CARACAS, Venezuela - Venezuelan security services scrambled on Monday to tackle a new threat on the streets of Caracas: Halloween-style pumpkins carrying messages of rebellion against President Hugo Chavez.
Local media showed heavily armed police and bomb experts surrounding one orange squash with a Halloween face and covered with stickers; others sprouted cables and wires making authorities wary they could be home-made explosives.
"We took preventative measures, as this could have been someone with another intention or an artifact that could have harmed someone," Investigative police division commissioner Jesus Gonzalez told local radio.

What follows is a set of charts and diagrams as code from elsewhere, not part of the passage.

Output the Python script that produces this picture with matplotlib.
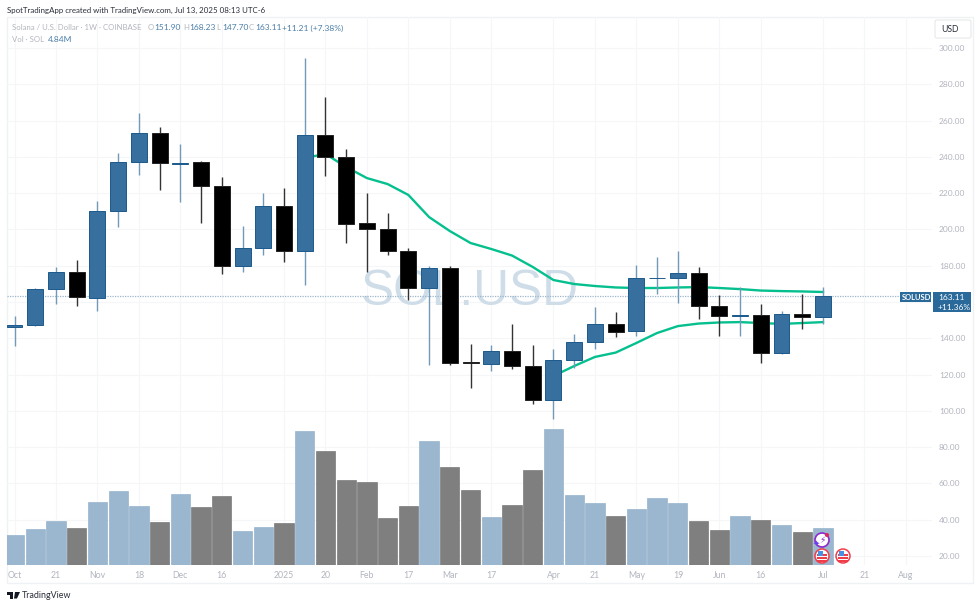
import matplotlib
matplotlib.use('Agg')
import matplotlib.pyplot as plt
from matplotlib.patches import Rectangle, Circle, FancyBboxPatch, Polygon
from matplotlib.transforms import IdentityTransform

# weekly SOLUSD candles
opens = [146.2, 147.3, 167.1, 176.5, 162.2, 210.1, 237.2, 253.1, 236.3, 237.2,
         223.9, 179.8, 189.7, 212.9, 188.0, 252.0, 239.9, 203.5, 200.2, 188.0,
         167.7, 178.7, 127.0, 125.8, 133.0, 124.7, 106.0, 128.0, 137.9, 147.9,
         144.0, 173.0, 173.2, 176.0, 157.8, 152.5, 152.8, 131.9, 153.4, 151.9]
highs = [152.3, 167.6, 179.3, 183.1, 215.7, 242.1, 264.2, 256.5, 247.1, 237.6,
         228.9, 201.9, 220.1, 222.8, 294.5, 273.0, 244.3, 220.0, 209.0, 189.7,
         179.8, 179.8, 136.8, 136.3, 147.9, 136.3, 134.1, 142.3, 157.2, 154.5,
         180.4, 184.8, 188.0, 179.3, 163.8, 168.2, 158.9, 155.0, 164.4, 168.23]
lows = [135.7, 146.7, 158.9, 157.8, 155.0, 201.3, 230.0, 221.7, 215.1, 203.5,
        175.4, 176.5, 185.9, 182.0, 169.4, 229.4, 192.5, 176.5, 185.9, 161.0,
        125.3, 125.3, 112.6, 122.0, 123.0, 103.8, 95.5, 123.6, 134.1, 140.7,
        141.2, 164.4, 159.4, 150.6, 141.2, 141.2, 126.4, 131.3, 145.0, 147.7]
closes = [147.3, 167.1, 176.5, 162.5, 210.1, 237.2, 253.1, 236.6, 236.6, 223.9,
          179.8, 189.7, 212.9, 188.0, 252.0, 239.9, 203.0, 200.2, 188.0, 167.7,
          178.7, 126.4, 126.4, 133.0, 124.7, 106.0, 128.0, 137.9, 147.9, 143.4,
          173.2, 173.2, 176.0, 157.8, 152.3, 153.0, 131.9, 153.4, 151.7, 163.11]
volumes = [3.92, 4.71, 5.76, 4.84, 8.24, 9.68, 7.72, 5.62, 9.29, 7.59,
           9.03, 4.45, 4.97, 5.49, 17.53, 14.91, 11.12, 10.86, 6.15, 7.72,
           16.22, 12.82, 9.81, 6.28, 7.85, 12.43, 17.79, 9.16, 8.11, 6.41,
           7.32, 8.76, 8.11, 5.76, 4.58, 6.41, 5.89, 5.23, 4.32, 4.84]

# green lines: upper starts at bar 14, lower at bar 26
upper_line = [239.4, 241.6, 234.4, 228.3, 225.0, 219.0, 206.8, 199.1, 192.5, 189.2,
              185.6, 179.3, 172.1, 169.9, 168.8, 168.0, 167.7, 167.7, 168.0, 168.2,
              167.7, 167.1, 166.3, 166.0, 165.8, 165.5]
lower_line = [119.2, 124.7, 129.7, 132.1, 137.4, 142.9, 146.7, 148.1, 148.7, 148.9,
              148.4, 147.9, 148.4, 148.9]

x_tick_bars = [0, 2, 4, 6, 8, 10, 13, 15, 17, 19, 21, 23, 26, 28, 30, 32, 34, 36, 39, 41, 43]
x_tick_labels = ['Oct', '21', 'Nov', '18', 'Dec', '16', '2025', '20', 'Feb', '17', 'Mar',
                 '17', 'Apr', '21', 'May', '19', 'Jun', '16', 'Jul', '21', 'Aug']
price_ticks = [20, 40, 60, 80, 100, 120, 140, 160, 180, 200, 220, 240, 260, 280, 300]
last_price = 163.11

W, H = 980, 607
BLUE = '#376f9f'
BLUE_EDGE = '#1c5a8c'
BLUE_WICK = '#7399b8'
VOL_BLUE = '#9bb7cf'
GREEN = '#05c08e'
LABEL = '#b2b5be'
FONT = 'Lato'
XLIM = ((6.5 - 14.5) / 20.73, (932 - 14.5) / 20.73)
YLIM = (15, 317.1)


def px(x, y):
    return (x, H - y)


def put_text(fig, x, y, s, color='#b2b5be', size=6.6, ha='left', weight='normal', family=FONT):
    fig.text(x / W, 1 - y / H, s, color=color, fontsize=size, ha=ha, va='center',
             fontweight=weight, family=family, zorder=20)


def add_box(fig, x0, y0, x1, y1, **kw):
    fig.add_artist(Rectangle(px(x0, y1), x1 - x0, y1 - y0, transform=IdentityTransform(), **kw))


def flag_icon(fig, x, y):
    fig.add_artist(Circle(px(x, y), 7, transform=IdentityTransform(), fc='white', ec='#ef3e4a', lw=1.1, zorder=12))
    for dy in (-1, 2, 5):
        fig.add_artist(Rectangle(px(x - 5, y + dy + 0.6), 10, 1.2, transform=IdentityTransform(),
                                 fc='#ef3e4a', ec='none', zorder=13))
    fig.add_artist(Rectangle(px(x - 4.5, y - 0.2), 5, 4.6, transform=IdentityTransform(),
                             fc='#4a90e2', ec='none', zorder=14))


def draw_candles(ax):
    for i in range(len(opens)):
        up = closes[i] >= opens[i]
        wick = BLUE_WICK if up else '#333333'
        ax.plot([i, i], [lows[i], highs[i]], color=wick, lw=1.0, zorder=4, solid_capstyle='butt')
        ax.bar(i, abs(closes[i] - opens[i]), bottom=min(opens[i], closes[i]), width=0.77,
               color=BLUE if up else 'black', edgecolor=BLUE_EDGE if up else '#222222',
               linewidth=0.7, zorder=5)


def main():
    fig = plt.figure(figsize=(W / 100, H / 100), dpi=100, facecolor='white')

    # chart frame
    add_box(fig, 6.5, 17, 973, 583, fc='white', ec='#eff1f4', lw=1.0, zorder=0)

    rect = [6.5 / W, 1 - 565 / H, (932 - 6.5) / W, (565 - 17) / H]

    # grid sits under the volume bars, candles and labels on top
    bg = fig.add_axes(rect, zorder=1)
    bg.patch.set_visible(False)
    bg.set_xlim(*XLIM)
    bg.set_ylim(*YLIM)
    bg.set_xticks(x_tick_bars)
    bg.set_yticks(price_ticks)
    bg.tick_params(length=0, labelbottom=False, labelleft=False)
    bg.grid(True, color='#f5f6f8', lw=0.8)
    for spine in bg.spines.values():
        spine.set_visible(False)

    vol = fig.add_axes(rect, zorder=2)
    vol.patch.set_visible(False)
    bars = range(len(volumes))
    colors = [VOL_BLUE if closes[i] >= opens[i] else '#7f7f7f' for i in bars]
    edges = ['#8aaac6' if closes[i] >= opens[i] else '#6a6a6a' for i in bars]
    vol.bar(bars, volumes, width=0.93, color=colors, edgecolor=edges, linewidth=0.4)
    vol.set_xlim(*XLIM)
    vol.set_ylim(0, 71.68)
    vol.axis('off')

    ax = fig.add_axes(rect, zorder=3)
    ax.patch.set_visible(False)
    ax.text(0.5, 1 - (292 - 17) / 548, 'SOL.USD', transform=ax.transAxes,
            ha='center', va='center', fontsize=35.7, color='#cfdde9', family='Liberation Sans', zorder=1)

    ax.axhline(last_price, color='#9cb6cb', lw=0.9, ls=(0, (1, 1)), zorder=2)
    ax.plot(range(14, 14 + len(upper_line)), upper_line, color=GREEN, lw=1.7, zorder=3)
    ax.plot(range(26, 26 + len(lower_line)), lower_line, color=GREEN, lw=1.7, zorder=3)
    draw_candles(ax)

    ax.set_xlim(*XLIM)
    ax.set_ylim(*YLIM)
    ax.set_xticks(x_tick_bars)
    ax.set_xticklabels(x_tick_labels)
    ax.yaxis.tick_right()
    ax.set_yticks(price_ticks)
    ax.set_yticklabels(['' if p == 160 else '%.2f' % p for p in price_ticks])
    ax.tick_params(axis='x', length=0, labelsize=6.3, labelcolor=LABEL, pad=4)
    ax.tick_params(axis='y', length=0, labelsize=6.0, labelcolor=LABEL, pad=5)
    for label in ax.get_xticklabels() + ax.get_yticklabels():
        label.set_family(FONT)
    for spine in ax.spines.values():
        spine.set_visible(False)

    # header and legend
    put_text(fig, 7, 10, 'SpotTradingApp created with TradingView.com, Jul 13, 2025 08:13 UTC-6',
             color='#2a2e39', size=5.65)
    put_text(fig, 12, 28, 'Solana / U.S. Dollar · 1W · COINBASE', size=5.55)
    for x, letter, value in [(148, 'O', '151.90'), (183, 'H', '168.23'), (216, 'L', '147.70'), (249, 'C', '163.11')]:
        put_text(fig, x, 28, letter, size=5.55)
        put_text(fig, x + 6, 28, value, color='#4a7ea8', size=6.0)
    put_text(fig, 282, 28, '+11.21 (+7.38%)', color='#4a7ea8', size=6.0)
    put_text(fig, 12, 39, 'Vol · SOL', size=5.55)
    put_text(fig, 48, 39, '4.84M', color='#4a7ea8', size=6.0)

    # USD box
    fig.add_artist(FancyBboxPatch(px(935, 38), 36, 18, boxstyle='round,pad=0,rounding_size=2',
                                  transform=IdentityTransform(), fc='white', ec='#e6e8ec', lw=0.8, zorder=10))
    put_text(fig, 941, 29.5, 'USD', color='#2a2e39', size=6.2)

    # last price tags
    add_box(fig, 900, 292, 931, 302, fc='#2a6a9b', ec='none', zorder=10)
    add_box(fig, 933, 292, 971, 312, fc='#2a6a9b', ec='none', zorder=10)
    put_text(fig, 902, 297, 'SOLUSD', color='white', size=5.5, weight='bold')
    put_text(fig, 938, 297, '163.11', color='white', size=6.0)
    put_text(fig, 938, 307, '+11.36%', color='white', size=6.0)

    # event icons
    flag_icon(fig, 822, 556)
    flag_icon(fig, 843, 556)
    fig.add_artist(Circle(px(822, 540), 7, transform=IdentityTransform(), fc='white', ec='#8a2bc9', lw=1.2, zorder=12))
    put_text(fig, 822, 540, '⚡', color='#8a2bc9', size=6.5, ha='center', family='DejaVu Sans')
    put_text(fig, 816, 543, '✦', color='#6a3df0', size=6, ha='center', family='DejaVu Sans')
    fig.add_artist(Circle(px(827, 535), 2, transform=IdentityTransform(), fc='#e0245e', ec='none', zorder=21))

    # TradingView mark at the bottom left
    add_box(fig, 7, 592, 13, 594.5, fc='#131722', ec='none', zorder=10)
    add_box(fig, 10, 592, 12.5, 598.5, fc='#131722', ec='none', zorder=10)
    fig.add_artist(Polygon([px(15, 592), px(20, 592), px(17, 598.5), px(14, 598.5)], transform=IdentityTransform(),
                           fc='#131722', ec='none', zorder=10))
    put_text(fig, 22, 596, 'TradingView', color='#2a2e39', size=6.4)

    fig.savefig('out.png', dpi=100)


if __name__ == "__main__":
    main()
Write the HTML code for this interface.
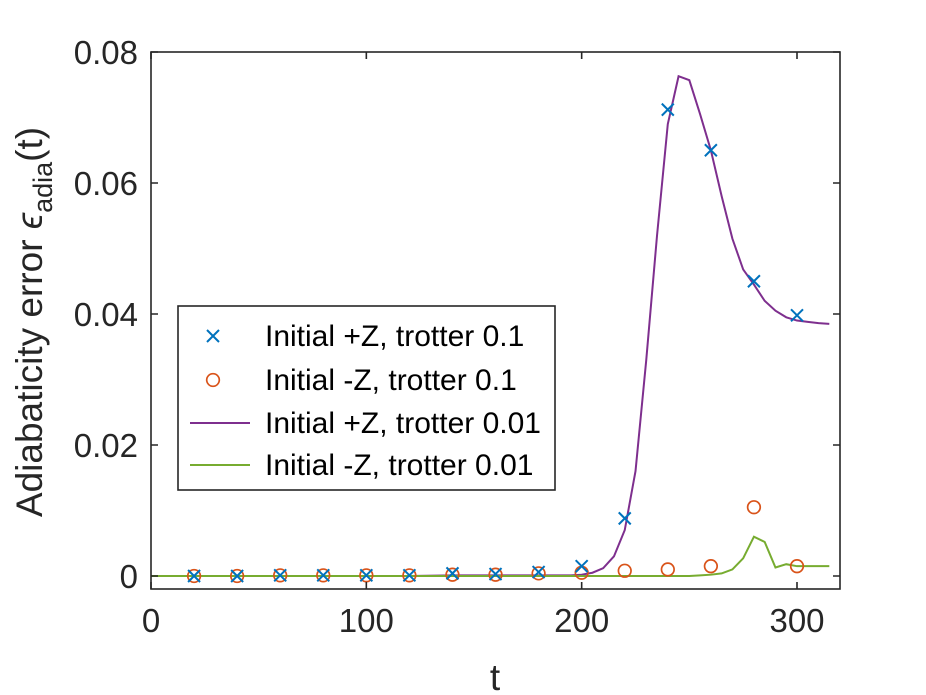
<!DOCTYPE html>
<html><head><meta charset="utf-8"><style>
html,body{margin:0;padding:0;background:#fff;}
svg{display:block;font-family:"Liberation Sans",sans-serif;}
</style></head><body>
<svg id="chart" width="926" height="695" viewBox="0 0 926 695">
<rect width="926" height="695" fill="#fff"/>
<g id="plot"></g>
<g id="axes"></g>
</svg>
<script>
const xTicks=[0,100,200,300];
const yTicks=[0,0.02,0.04,0.06,0.08];
const yTickLabels=["0","0.02","0.04","0.06","0.08"];
const markerT=[20,40,60,80,100,120,140,160,180,200,220,240,260,280,300];
const plusZ01=[0,0,0.0001,0.0001,0.0001,0.0001,0.0004,0.0003,0.0006,0.0015,0.0088,0.0712,0.065,0.045,0.0398];
const minusZ01=[0,0,0.0001,0.0001,0.0001,0.0001,0.0002,0.0002,0.0004,0.0005,0.0008,0.001,0.0015,0.0105,0.0015];
const lineT=[0,20,40,60,80,100,120,140,160,180,195,200,205,210,215,220,225,230,235,240,245,250,255,260,265,270,275,280,285,290,295,300,305,310,315];
const plusZ001=[0,0,0,0,0,0,0,0.0001,0.0001,0.0001,0.0001,0.0002,0.0005,0.0012,0.003,0.007,0.016,0.033,0.052,0.069,0.0763,0.0757,0.0705,0.065,0.058,0.0515,0.0468,0.0445,0.042,0.0405,0.0395,0.039,0.0388,0.0386,0.0385];
const minusZ001=[0,0,0,0,0,0,0,0,0,0,0,0,0,0,0,0,0,0,0,0,0,0,0.0001,0.0002,0.0004,0.001,0.0027,0.006,0.0052,0.0013,0.0018,0.0015,0.0015,0.0015,0.0015];

const L=151,R=840,T=52,B=589;
const x=v=>L+(v-0)*(797-L)/300;
const y=v=>576-v*131/0.02;
const NS="http://www.w3.org/2000/svg";
function mk(tag,attrs,parent){const e=document.createElementNS(NS,tag);for(const k in attrs)e.setAttribute(k,attrs[k]);parent.appendChild(e);return e;}
const plot=document.getElementById('plot'), axes=document.getElementById('axes');

let p1=mk('polyline',{points:lineT.map((t,i)=>x(t)+','+y(plusZ001[i])).join(' '),fill:'none',stroke:'#7E2F8E','stroke-width':2},plot);


let p2=mk('polyline',{points:lineT.map((t,i)=>x(t)+','+y(minusZ001[i])).join(' '),fill:'none',stroke:'#77AC30','stroke-width':2},plot);


markerT.forEach((t,i)=>{
  const cx=x(t),cy=y(minusZ01[i]);
  const c=mk('circle',{cx:cx,cy:cy,r:6.3,fill:'none',stroke:'#D95319','stroke-width':1.7},plot);
  
  
});
markerT.forEach((t,i)=>{
  const cx=x(t),cy=y(plusZ01[i]),s=6;
  const g=mk('path',{d:`M${cx-s},${cy-s}L${cx+s},${cy+s}M${cx-s},${cy+s}L${cx+s},${cy-s}`,stroke:'#0072BD','stroke-width':2,fill:'none'},plot);
  
  
});

const box=mk('rect',{x:L,y:T,width:R-L,height:B-T,fill:'none',stroke:'#262626','stroke-width':1.6},axes);


xTicks.forEach(t=>{
  const X=x(t);
  mk('path',{d:`M${X},${B}V${B-7}M${X},${T}V${T+7}`,stroke:'#262626','stroke-width':1.6},axes);
  const tx=mk('text',{x:X,y:B+43,'text-anchor':'middle','font-size':33,fill:'#262626'},axes);
  tx.textContent=t;
  
  
});
yTicks.forEach((v,i)=>{
  const Y=y(v);
  mk('path',{d:`M${L},${Y}H${L+7}M${R},${Y}H${R-7}`,stroke:'#262626','stroke-width':1.6},axes);
  const tx=mk('text',{x:L-13,y:Y+12,'text-anchor':'end','font-size':33,fill:'#262626'},axes);
  tx.textContent=yTickLabels[i];
  
  
});
</script>
<svg style="position:absolute;left:0;top:0" width="926" height="695">
<text x="495" y="690" text-anchor="middle" font-size="37" fill="#262626" font-family="Liberation Sans,sans-serif">t</text>
<text transform="translate(42,322) rotate(-90)" text-anchor="middle" font-size="37" fill="#262626" font-family="Liberation Sans,sans-serif">Adiabaticity error <tspan font-style="italic">ϵ</tspan><tspan font-size="27" dy="10">adia</tspan><tspan dy="-10">(t)</tspan></text>
<g font-family="Liberation Sans,sans-serif" font-size="30" fill="#000">
<rect x="178" y="306" width="377" height="184" fill="#fff" stroke="#262626" stroke-width="1.6"/>
<g>
<path d="M207,330L219,342M207,342L219,330" stroke="#0072BD" stroke-width="2"/>
<text x="265" y="346">Initial +Z, trotter 0.1</text></g>
<g>
<circle cx="213" cy="380" r="6.3" fill="none" stroke="#D95319" stroke-width="1.7"/>
<text x="265" y="390">Initial -Z, trotter 0.1</text></g>
<g>
<path d="M190,423H250" stroke="#7E2F8E" stroke-width="2"/>
<text x="265" y="433">Initial +Z, trotter 0.01</text></g>
<g>
<path d="M190,465H250" stroke="#77AC30" stroke-width="2"/>
<text x="265" y="475">Initial -Z, trotter 0.01</text></g>
</g>
</svg>
</body></html>
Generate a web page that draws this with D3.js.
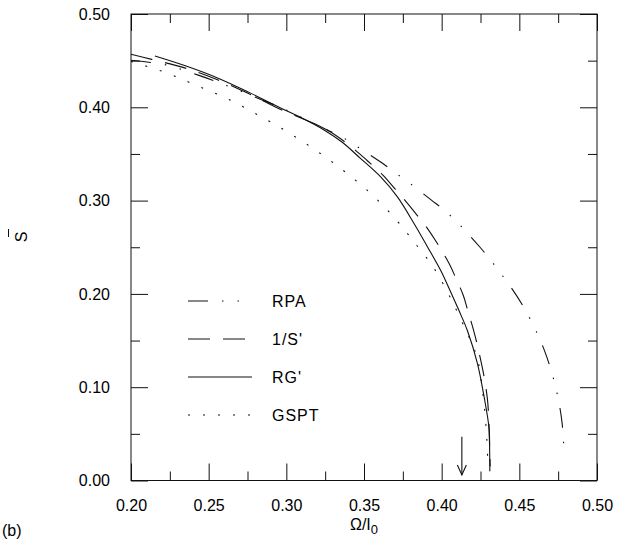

The pumpkins were found outside the state petrochemical company Pequiven and the offices of Chavez's political party with references to a constitutional article about civil resistance, local media reported. Chavez opponents often refer to Article 350 when calling for support of street protests.
The pumpkin alert came just weeks after authorities found scores of paper skeletons with anti-Chavez messages hanging from bridges and lampposts in Caracas. Police described them as a "Machiavellian" attempt to cause unrest.
Since surviving a 2002 coup, Chavez has often accused his opponents of working with Washington to topple his government or kill him. He faced months of protests by opponents who say he has dragged Venezuela towards Cuba-style communism.
Venezuela returned to relative political calm after Chavez won an August 2004 referendum and the former army paratrooper has since promised to promote a self-described socialist revolution in the world's No. 5 oil exporter.